> _WORK INSTRUCTIONS_
Set down the material below word for word, excluding the pictures.

· · · · ·

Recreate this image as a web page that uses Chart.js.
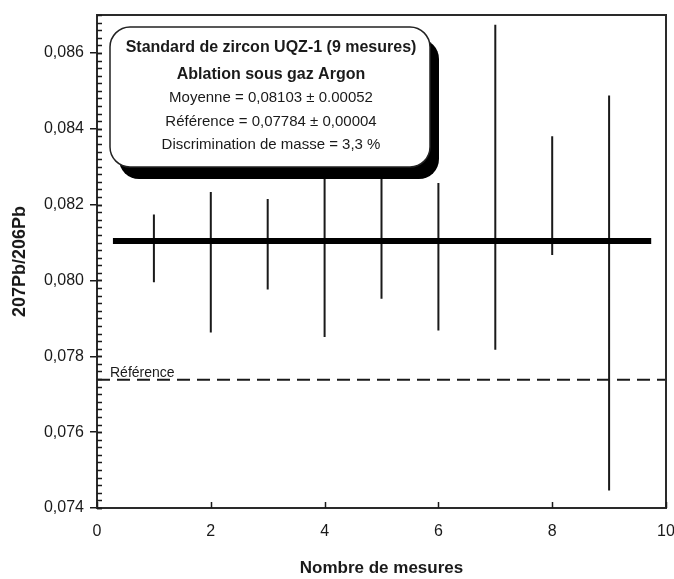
<!DOCTYPE html>
<html>
<head>
<meta charset="utf-8">
<script src="https://cdn.jsdelivr.net/npm/chart.js@4.4.1/dist/chart.umd.min.js"></script>
<style>
  html, body { margin: 0; padding: 0; background: #ffffff; }
  #wrap { width: 674px; height: 579px; position: relative; }
</style>
</head>
<body>
<div id="wrap"><canvas id="c" width="674" height="579"></canvas></div>
<script>
// ---- Data ----
const measures = [1, 2, 3, 4, 5, 6, 7, 8, 9];
const highs = [0.08174, 0.08233, 0.08215, 0.08360, 0.08330, 0.08257, 0.08674, 0.08380, 0.08488];
const lows  = [0.07995, 0.07863, 0.07976, 0.07851, 0.07952, 0.07868, 0.07817, 0.08067, 0.07446];
const meanValue = 0.08104;
const meanRange = [0.28, 9.74];
const referenceValue = 0.07738;
const referenceRange = [0, 10];
const xTicks = [0, 2, 4, 6, 8, 10];
const yTicks = [0.074, 0.076, 0.078, 0.080, 0.082, 0.084, 0.086];
const yMinorStep = 0.0002;
const xLabel = 'Nombre de mesures';
const yLabel = '207Pb/206Pb';
const referenceLabel = 'Référence';
const boxLines = [
  'Standard de zircon UQZ-1 (9 mesures)',
  'Ablation sous gaz Argon',
  'Moyenne = 0,08103 ± 0.00052',
  'Référence = 0,07784 ± 0,00004',
  'Discrimination de masse = 3,3 %'
];

const FONT = '"Liberation Sans", Arial, sans-serif';
const INK = '#1a1a1a';

// error bar segments built from the arrays
const errorData = [];
measures.forEach((m, i) => {
  errorData.push({ x: m, y: lows[i] });
  errorData.push({ x: m, y: highs[i] });
  errorData.push({ x: m, y: null });
});

const meanData = meanRange.map(x => ({ x: x, y: meanValue }));
const refData = referenceRange.map(x => ({ x: x, y: referenceValue }));

function roundRect(ctx, x, y, w, h, r) {
  ctx.beginPath();
  ctx.moveTo(x + r, y);
  ctx.lineTo(x + w - r, y);
  ctx.arcTo(x + w, y, x + w, y + r, r);
  ctx.lineTo(x + w, y + h - r);
  ctx.arcTo(x + w, y + h, x + w - r, y + h, r);
  ctx.lineTo(x + r, y + h);
  ctx.arcTo(x, y + h, x, y + h - r, r);
  ctx.lineTo(x, y + r);
  ctx.arcTo(x, y, x + r, y, r);
  ctx.closePath();
}

const decorPlugin = {
  id: 'decor',
  afterDatasetsDraw(chart) {
    const ctx = chart.ctx;
    const a = chart.chartArea;
    const xs = chart.scales.x, ys = chart.scales.y;
    ctx.save();

    // plot frame
    ctx.strokeStyle = '#2a2a2a';
    ctx.lineWidth = 2;
    ctx.strokeRect(a.left, a.top, a.right - a.left, a.bottom - a.top);

    // minor y ticks (inside)
    ctx.lineWidth = 1.5;
    ctx.strokeStyle = INK;
    const n = Math.round((ys.max - ys.min) / yMinorStep);
    for (let i = 0; i <= n; i++) {
      const v = ys.min + i * yMinorStep;
      const py = Math.round(ys.getPixelForValue(v)) + 0.5;
      ctx.beginPath();
      ctx.moveTo(a.left, py);
      ctx.lineTo(a.left + 5, py);
      ctx.stroke();
    }
    yTicks.forEach(v => {
      const py = Math.round(ys.getPixelForValue(v)) + 0.5;
      ctx.beginPath();
      ctx.moveTo(a.left, py);
      ctx.lineTo(a.left + 5, py);
      ctx.stroke();
    });
    // x ticks (inside, upward)
    xTicks.forEach(v => {
      const px = Math.round(xs.getPixelForValue(v)) + 0.5;
      ctx.beginPath();
      ctx.moveTo(px, a.bottom);
      ctx.lineTo(px, a.bottom - 6);
      ctx.stroke();
    });

    // reference label
    ctx.fillStyle = INK;
    ctx.font = '14px ' + FONT;
    ctx.textAlign = 'left';
    ctx.textBaseline = 'alphabetic';
    ctx.fillText(referenceLabel, a.left + 13, ys.getPixelForValue(referenceValue) - 3);

    // annotation box with shadow
    const bx = a.left + 13, by = a.top + 12, bw = 320, bh = 140, r = 20;
    ctx.fillStyle = '#000';
    roundRect(ctx, bx + 9, by + 12, bw, bh, r);
    ctx.fill();
    ctx.fillStyle = '#fff';
    roundRect(ctx, bx, by, bw, bh, r);
    ctx.fill();
    ctx.lineWidth = 1.5;
    ctx.strokeStyle = '#222';
    ctx.stroke();

    ctx.fillStyle = INK;
    ctx.textAlign = 'center';
    ctx.textBaseline = 'middle';
    const cx = bx + bw / 2 + 1;
    const lineY = [21, 48, 71, 95, 118];
    boxLines.forEach((t, i) => {
      ctx.font = (i < 2 ? 'bold 16px ' : '15px ') + FONT;
      ctx.fillText(t, cx, by + lineY[i]);
    });
    ctx.restore();
  }
};

new Chart(document.getElementById('c'), {
  type: 'line',
  data: {
    datasets: [
      {
        label: 'Référence',
        data: refData,
        borderColor: INK,
        borderWidth: 2,
        borderDash: [13, 7],
        pointRadius: 0,
        fill: false
      },
      {
        label: 'Moyenne',
        data: meanData,
        borderColor: '#000',
        borderWidth: 6,
        pointRadius: 0,
        fill: false
      },
      {
        label: 'Mesures',
        data: errorData,
        borderColor: INK,
        borderWidth: 2,
        pointRadius: 0,
        spanGaps: false,
        fill: false
      }
    ]
  },
  options: {
    responsive: false,
    animation: false,
    devicePixelRatio: 1,
    layout: { padding: { left: 0, right: 8, top: 15, bottom: 0 } },
    plugins: {
      legend: { display: false },
      tooltip: { enabled: false },
      title: { display: false }
    },
    scales: {
      x: {
        type: 'linear',
        min: 0,
        max: 10,
        afterBuildTicks: s => { s.ticks = xTicks.map(v => ({ value: v })); },
        afterFit: s => { s.height = 71; s.paddingRight = 0; s.paddingLeft = 0; },
        grid: { display: false, drawTicks: false },
        border: { display: false },
        ticks: {
          color: INK,
          font: { family: FONT, size: 16 },
          padding: 14,
          maxRotation: 0,
          autoSkip: false
        },
        title: {
          display: true,
          text: xLabel,
          color: INK,
          font: { family: FONT, size: 17, weight: 'bold' },
          padding: { top: 0, bottom: 0 }
        }
      },
      y: {
        type: 'linear',
        min: 0.074,
        max: 0.087,
        afterBuildTicks: s => { s.ticks = yTicks.map(v => ({ value: v })); },
        afterFit: s => { s.width = 97; s.paddingTop = 0; s.paddingBottom = 0; },
        grid: {
          display: true,
          drawOnChartArea: false,
          drawTicks: true,
          tickLength: 7,
          color: INK,
          lineWidth: 1.5
        },
        border: { display: false },
        ticks: {
          color: INK,
          font: { family: FONT, size: 16 },
          padding: 6,
          autoSkip: false,
          callback: v => v.toFixed(3).replace('.', ',')
        },
        title: {
          display: true,
          text: yLabel,
          color: INK,
          font: { family: FONT, size: 18, weight: 'bold' },
          padding: { top: 9, bottom: 0 }
        }
      }
    }
  },
  plugins: [decorPlugin]
});
</script>
</body>
</html>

· · · · ·

> _FULL SOLUTION_
Recreate this image as a web page that uses Chart.js.
<!DOCTYPE html>
<html>
<head>
<meta charset="utf-8">
<script src="https://cdn.jsdelivr.net/npm/chart.js@4.4.1/dist/chart.umd.min.js"></script>
<style>
  html, body { margin: 0; padding: 0; background: #ffffff; }
  #wrap { width: 674px; height: 579px; position: relative; }
</style>
</head>
<body>
<div id="wrap"><canvas id="c" width="674" height="579"></canvas></div>
<script>
// ---- Data ----
const measures = [1, 2, 3, 4, 5, 6, 7, 8, 9];
const highs = [0.08174, 0.08233, 0.08215, 0.08360, 0.08330, 0.08257, 0.08674, 0.08380, 0.08488];
const lows  = [0.07995, 0.07863, 0.07976, 0.07851, 0.07952, 0.07868, 0.07817, 0.08067, 0.07446];
const meanValue = 0.08104;
const meanRange = [0.28, 9.74];
const referenceValue = 0.07738;
const referenceRange = [0, 10];
const xTicks = [0, 2, 4, 6, 8, 10];
const yTicks = [0.074, 0.076, 0.078, 0.080, 0.082, 0.084, 0.086];
const yMinorStep = 0.0002;
const xLabel = 'Nombre de mesures';
const yLabel = '207Pb/206Pb';
const referenceLabel = 'Référence';
const boxLines = [
  'Standard de zircon UQZ-1 (9 mesures)',
  'Ablation sous gaz Argon',
  'Moyenne = 0,08103 ± 0.00052',
  'Référence = 0,07784 ± 0,00004',
  'Discrimination de masse = 3,3 %'
];

const FONT = '"Liberation Sans", Arial, sans-serif';
const INK = '#1a1a1a';

// error bar segments built from the arrays
const errorData = [];
measures.forEach((m, i) => {
  errorData.push({ x: m, y: lows[i] });
  errorData.push({ x: m, y: highs[i] });
  errorData.push({ x: m, y: null });
});

const meanData = meanRange.map(x => ({ x: x, y: meanValue }));
const refData = referenceRange.map(x => ({ x: x, y: referenceValue }));

function roundRect(ctx, x, y, w, h, r) {
  ctx.beginPath();
  ctx.moveTo(x + r, y);
  ctx.lineTo(x + w - r, y);
  ctx.arcTo(x + w, y, x + w, y + r, r);
  ctx.lineTo(x + w, y + h - r);
  ctx.arcTo(x + w, y + h, x + w - r, y + h, r);
  ctx.lineTo(x + r, y + h);
  ctx.arcTo(x, y + h, x, y + h - r, r);
  ctx.lineTo(x, y + r);
  ctx.arcTo(x, y, x + r, y, r);
  ctx.closePath();
}

const decorPlugin = {
  id: 'decor',
  afterDatasetsDraw(chart) {
    const ctx = chart.ctx;
    const a = chart.chartArea;
    const xs = chart.scales.x, ys = chart.scales.y;
    ctx.save();

    // plot frame
    ctx.strokeStyle = '#2a2a2a';
    ctx.lineWidth = 2;
    ctx.strokeRect(a.left, a.top, a.right - a.left, a.bottom - a.top);

    // minor y ticks (inside)
    ctx.lineWidth = 1.5;
    ctx.strokeStyle = INK;
    const n = Math.round((ys.max - ys.min) / yMinorStep);
    for (let i = 0; i <= n; i++) {
      const v = ys.min + i * yMinorStep;
      const py = Math.round(ys.getPixelForValue(v)) + 0.5;
      ctx.beginPath();
      ctx.moveTo(a.left, py);
      ctx.lineTo(a.left + 5, py);
      ctx.stroke();
    }
    yTicks.forEach(v => {
      const py = Math.round(ys.getPixelForValue(v)) + 0.5;
      ctx.beginPath();
      ctx.moveTo(a.left, py);
      ctx.lineTo(a.left + 5, py);
      ctx.stroke();
    });
    // x ticks (inside, upward)
    xTicks.forEach(v => {
      const px = Math.round(xs.getPixelForValue(v)) + 0.5;
      ctx.beginPath();
      ctx.moveTo(px, a.bottom);
      ctx.lineTo(px, a.bottom - 6);
      ctx.stroke();
    });

    // reference label
    ctx.fillStyle = INK;
    ctx.font = '14px ' + FONT;
    ctx.textAlign = 'left';
    ctx.textBaseline = 'alphabetic';
    ctx.fillText(referenceLabel, a.left + 13, ys.getPixelForValue(referenceValue) - 3);

    // annotation box with shadow
    const bx = a.left + 13, by = a.top + 12, bw = 320, bh = 140, r = 20;
    ctx.fillStyle = '#000';
    roundRect(ctx, bx + 9, by + 12, bw, bh, r);
    ctx.fill();
    ctx.fillStyle = '#fff';
    roundRect(ctx, bx, by, bw, bh, r);
    ctx.fill();
    ctx.lineWidth = 1.5;
    ctx.strokeStyle = '#222';
    ctx.stroke();

    ctx.fillStyle = INK;
    ctx.textAlign = 'center';
    ctx.textBaseline = 'middle';
    const cx = bx + bw / 2 + 1;
    const lineY = [21, 48, 71, 95, 118];
    boxLines.forEach((t, i) => {
      ctx.font = (i < 2 ? 'bold 16px ' : '15px ') + FONT;
      ctx.fillText(t, cx, by + lineY[i]);
    });
    ctx.restore();
  }
};

new Chart(document.getElementById('c'), {
  type: 'line',
  data: {
    datasets: [
      {
        label: 'Référence',
        data: refData,
        borderColor: INK,
        borderWidth: 2,
        borderDash: [13, 7],
        pointRadius: 0,
        fill: false
      },
      {
        label: 'Moyenne',
        data: meanData,
        borderColor: '#000',
        borderWidth: 6,
        pointRadius: 0,
        fill: false
      },
      {
        label: 'Mesures',
        data: errorData,
        borderColor: INK,
        borderWidth: 2,
        pointRadius: 0,
        spanGaps: false,
        fill: false
      }
    ]
  },
  options: {
    responsive: false,
    animation: false,
    devicePixelRatio: 1,
    layout: { padding: { left: 0, right: 8, top: 15, bottom: 0 } },
    plugins: {
      legend: { display: false },
      tooltip: { enabled: false },
      title: { display: false }
    },
    scales: {
      x: {
        type: 'linear',
        min: 0,
        max: 10,
        afterBuildTicks: s => { s.ticks = xTicks.map(v => ({ value: v })); },
        afterFit: s => { s.height = 71; s.paddingRight = 0; s.paddingLeft = 0; },
        grid: { display: false, drawTicks: false },
        border: { display: false },
        ticks: {
          color: INK,
          font: { family: FONT, size: 16 },
          padding: 14,
          maxRotation: 0,
          autoSkip: false
        },
        title: {
          display: true,
          text: xLabel,
          color: INK,
          font: { family: FONT, size: 17, weight: 'bold' },
          padding: { top: 0, bottom: 0 }
        }
      },
      y: {
        type: 'linear',
        min: 0.074,
        max: 0.087,
        afterBuildTicks: s => { s.ticks = yTicks.map(v => ({ value: v })); },
        afterFit: s => { s.width = 97; s.paddingTop = 0; s.paddingBottom = 0; },
        grid: {
          display: true,
          drawOnChartArea: false,
          drawTicks: true,
          tickLength: 7,
          color: INK,
          lineWidth: 1.5
        },
        border: { display: false },
        ticks: {
          color: INK,
          font: { family: FONT, size: 16 },
          padding: 6,
          autoSkip: false,
          callback: v => v.toFixed(3).replace('.', ',')
        },
        title: {
          display: true,
          text: yLabel,
          color: INK,
          font: { family: FONT, size: 18, weight: 'bold' },
          padding: { top: 9, bottom: 0 }
        }
      }
    }
  },
  plugins: [decorPlugin]
});
</script>
</body>
</html>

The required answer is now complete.